A great article on plagiarism

First I loved Malcolm Gladwell. Then I was pissed at him for his “all chick lit is the same” crapola on his blog during the Viswanathan scandal. Now I love him again, because I think I agree with him on his views of intellectual property.

http://www.newyorker.com/fact/content/?041122fa_fact

Go read it now. And then let us discuss how pure our inspiration has to be for it to count? Had I been Bryony Lavery, the playwright of Frozen, I would not have thought that quoting from a decade-old non-fiction article in my play would have been a problem. Gladwell asks:

How could she have been so meticulous about accuracy but not about attribution? Lavery didn’t have an answer. “I thought it was O.K. to use it,” she said with an embarrassed shrug. “It never occurred to me to ask you. I thought it was news.”

I think this is what disturbed me so about the Holy Blood, Holy Grail case in England.
How could you be accused of plagiarism when you used a non-fiction piece as background for your fiction. That’s not plagiarism. That’s research!

It also matters how Lavery chose to use my words. Borrowing crosses the line when it is used for a derivative work… But Lavery wasn’t writing another profile of [serial killer psychiatrist] Dorothy Lewis… And she used my descriptions of Lewis’s work and the outline of Lewis’s life as a building block in making that confrontation plausible. Isn’t that the way creativity is supposed to work? Old words in the service of a new idea aren’t the problem. What inhibits creativity is new words in the service of an old idea.

In the end, Gladwell decided that he wasn’t upset about the lines from his piece that had been co-opted into the play, though admits that it wasn’t until he realized how briliant the Tony-nominated script was that he was able to fully articulate how robbed he didn’t feel by the transformation. (Small cynical observation: one wonders if it were a piece of crap, would he still be cool with it?)

Dorothy Lewis, the psychiatrist profiled in Gladwell’s piece, was the one who first brought this case to light, and even asked Gladwell to turn over the copyright on his article so that she could further her lawsuit against the playwright. She said that details of her life had been lifted wholesale to create the psychiatrist character in Frozen. And she was disturbed (one reason among many) because the play’s character had an affair with her collaborator, and she feared people would think that she had done the same in real life.

Lewis is upset not just about how Lavery copied her life story, in other words, but about how Lavery changed her life story. She’s not merely upset about plagiarism. She’s upset about art—about the use of old words in the service of a new idea—and her feelings are perfectly understandable, because the alterations of art can be every bit as unsettling and hurtful as the thievery of plagiarism. It’s just that art is not a breach of ethics.

I guess this is why you only write about real people who are dead.

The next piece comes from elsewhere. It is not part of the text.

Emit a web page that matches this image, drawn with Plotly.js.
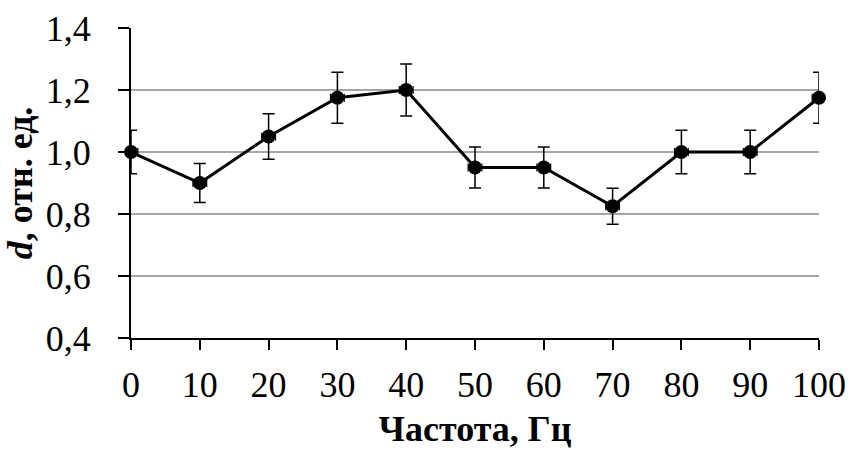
<!DOCTYPE html>
<html>
<head>
<meta charset="utf-8">
<script src="https://cdn.plot.ly/plotly-3.0.1.min.js"></script>
<style>html,body{margin:0;padding:0;background:#fff;}#chart{width:851px;height:450px;}</style>
</head>
<body>
<div id="chart"></div>
<script>
const frequency = [0, 10, 20, 30, 40, 50, 60, 70, 80, 90, 100];
const dValues = [1.0, 0.9, 1.05, 1.175, 1.2, 0.95, 0.95, 0.825, 1.0, 1.0, 1.175];
const errorPercent = 7;
const yTicks = [0.4, 0.6, 0.8, 1.0, 1.2, 1.4];
const yTickLabels = ['0,4', '0,6', '0,8', '1,0', '1,2', '1,4'];
const xTicks = [0, 10, 20, 30, 40, 50, 60, 70, 80, 90, 100];

const font = 'Liberation Serif, Times New Roman, serif';

const trace = {
  x: frequency,
  y: dValues,
  type: 'scatter',
  mode: 'lines+markers',
  cliponaxis: false,
  line: {color: '#000', width: 3},
  marker: {color: '#000', size: 14},
  error_y: {type: 'percent', value: errorPercent, color: '#000', thickness: 1.5, width: 6},
  error_x: {type: 'constant', value: 1, color: '#000', thickness: 1.2, width: 4},
  showlegend: false
};

const layout = {
  width: 851, height: 450,
  margin: {l: 131, r: 32, t: 28, b: 112},
  paper_bgcolor: '#fff', plot_bgcolor: '#fff',
  font: {family: font, color: '#000', size: 36},
  xaxis: {
    range: [0, 100],
    tickvals: xTicks,
    ticktext: xTicks.map(String),
    showgrid: false, zeroline: false,
    showline: true, linecolor: '#000', linewidth: 2,
    ticks: 'outside', ticklen: 10, tickwidth: 2, tickcolor: '#000',
    ticklabelstandoff: 4,
    tickfont: {family: font, size: 36, color: '#000'},
    title: {text: '<b>Частота, Гц</b>', font: {family: font, size: 36, color: '#000'}, standoff: 12}
  },
  yaxis: {
    range: [0.4, 1.4],
    tickvals: yTicks,
    ticktext: yTickLabels,
    showgrid: true, gridcolor: '#a6a6a6', gridwidth: 1.2,
    zeroline: false,
    showline: true, linecolor: '#000', linewidth: 2,
    ticks: 'outside', ticklen: 11, tickwidth: 2, tickcolor: '#000',
    ticklabelstandoff: 20,
    tickfont: {family: font, size: 36, color: '#000'},
    title: {text: '<b><i>d</i>, отн. ед.</b>', font: {family: font, size: 36, color: '#000'}, standoff: 10}
  }
};

Plotly.newPlot('chart', [trace], layout, {displayModeBar: false, staticPlot: true});
</script>
</body>
</html>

But then again, who can stop to count the novels where the whole point is to speculate on whom the author is really talking about? Primary Colors, Valley of the Dolls… these kind of wink-wink, nudge-nudge inspired by pieces have long been a staple of creative types everywhere. To divorce a writer completely from inspiration is to force them to create pieces that have absolutely no resonance with the audience! As long as the names are changed to protect the innocent… (wait, do I have to quote Dragnet to use that line?)

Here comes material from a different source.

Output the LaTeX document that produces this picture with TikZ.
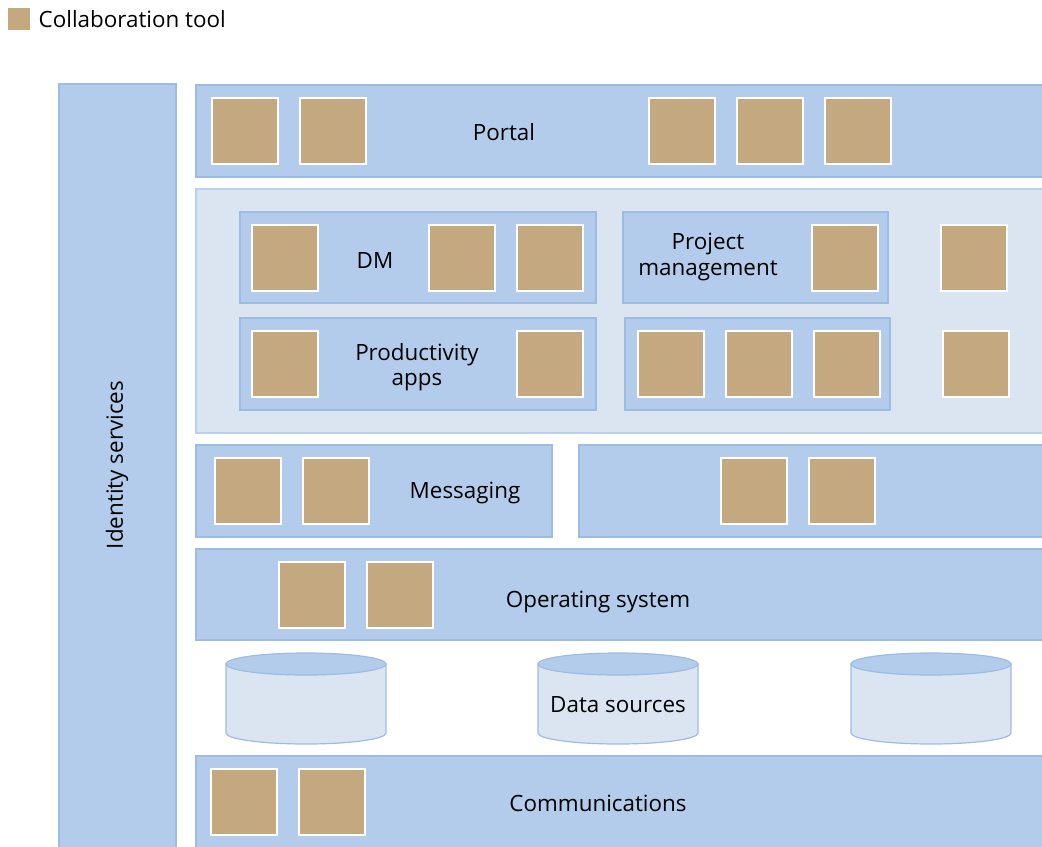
\documentclass[tikz,border=0pt]{standalone}
\usepackage{fontspec}
\setmainfont{Open Sans}
\usetikzlibrary{fit}
\definecolor{bandblue}{RGB}{179,204,235}
\definecolor{bandedge}{RGB}{157,188,226}
\definecolor{lightblue}{RGB}{218,229,241}
\definecolor{tan}{RGB}{196,168,128}
\tikzset{
  band/.style={draw=bandedge, fill=bandblue, line width=0.9pt, inner sep=0pt},
  lightband/.style={draw=bandedge!70, fill=lightblue, line width=0.9pt, inner sep=0pt},
  tool/.style={draw=white, fill=tan, line width=0.9pt, minimum size=49.5pt, inner sep=0pt},
  lbl/.style={font=\fontsize{16.8}{19}\selectfont, align=center, text=black},
  cylbody/.style={draw=bandedge, fill=lightblue, line width=0.9pt},
  cyltop/.style={draw=bandedge, fill=bandblue, line width=0.9pt},
}
\begin{document}
\begin{tikzpicture}[x=0.75pt, y=-0.75pt]
\useasboundingbox (0,0) rectangle (1042,846);
\clip (0,0) rectangle (1042,846);
% legend
\node[tool, minimum size=16.5pt, draw=none] (leg) at (19,19) {};
\node[lbl, anchor=west] (legt) at (34,19) {Collaboration tool};
% identity services
\node[band, fit={(59,84)(176,850)}] (ident) {};
\node[lbl, rotate=90] (identt) at (117,465) {Identity services};
% portal
\node[band, fit={(196,85)(1050,177)}] (portal) {};
\node[lbl] (portalt) at (504,132) {Portal};
\node[tool] (p1) at (245,131) {};
\node[tool] (p2) at (333,131) {};
\node[tool] (p3) at (682,131) {};
\node[tool] (p4) at (770,131) {};
\node[tool] (p5) at (858,131) {};
% middle light band
\node[lightband, fit={(196,189)(1050,433)}] (mid) {};
\node[band, fit={(240,212)(596,303)}] (dm) {};
\node[lbl] (dmt) at (375,261) {DM};
\node[tool] (d1) at (285,258) {};
\node[tool] (d2) at (462,258) {};
\node[tool] (d3) at (550,258) {};
\node[band, fit={(623,212)(888,303)}] (pm) {};
\node[lbl] (pmt) at (708,257) {Project\\management};
\node[tool] (pm1) at (845,258) {};
\node[tool] (s1) at (974,258) {};
\node[band, fit={(240,318)(596,410)}] (prod) {};
\node[lbl] (prodt) at (417,367) {Productivity\\apps};
\node[tool] (pr1) at (285,364) {};
\node[tool] (pr2) at (550,364) {};
\node[band, fit={(625,318)(890,410)}] (rb) {};
\node[tool] (r1) at (671,364) {};
\node[tool] (r2) at (759,364) {};
\node[tool] (r3) at (847,364) {};
\node[tool] (s2) at (976,364) {};
% messaging
\node[band, fit={(196,445)(552,537)}] (msg) {};
\node[lbl] (msgt) at (465,493) {Messaging};
\node[tool] (m1) at (248,491) {};
\node[tool] (m2) at (336,491) {};
\node[band, fit={(579,445)(1050,537)}] (msgr) {};
\node[tool] (m3) at (754,491) {};
\node[tool] (m4) at (842,491) {};
% operating system
\node[band, fit={(196,549)(1050,640)}] (os) {};
\node[lbl] (ost) at (598,602) {Operating system};
\node[tool] (o1) at (312,595) {};
\node[tool] (o2) at (400,595) {};
% data sources
\foreach \cx/\nm in {306/c1,618/c2,931/c3}{
  \filldraw[cylbody] (\cx-80,664) -- (\cx-80,733) arc[start angle=180, end angle=360, x radius=60pt, y radius=8.25pt] -- (\cx+80,664) -- cycle;
  \filldraw[cyltop] (\cx,664) ellipse[x radius=60pt, y radius=8.25pt];
  \coordinate (\nm) at (\cx,700);
}
\node[lbl] (dst) at (618,705) {Data sources};
% communications
\node[band, fit={(196,756)(1050,850)}] (comm) {};
\node[lbl] (commt) at (598,803) {Communications};
\node[tool] (k1) at (244,802) {};
\node[tool] (k2) at (332,802) {};
\end{tikzpicture}
\end{document}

This is, naturally, a subject of great interest to me, as I have written a book with an obvious real life counterpart: Yale University and its system of secret societies. The book is not a roman a clef, not a fictionalized memoir. It’s a novel. I made it all up. Naturally, I researched heavily to make sure I was making up all the right stuff. And parts of the people in the book remind me of parts of people I knew at school. But then again, shouldn’t they? If all my characters bore no resemblance to Yale students, then how could I claim to be writing about Ivy league kids? The whole point of fiction seems to me to be to make it as true-sounding as possible. As Mark Twain said, “the difference between fact and fiction is that fiction has to be believable.”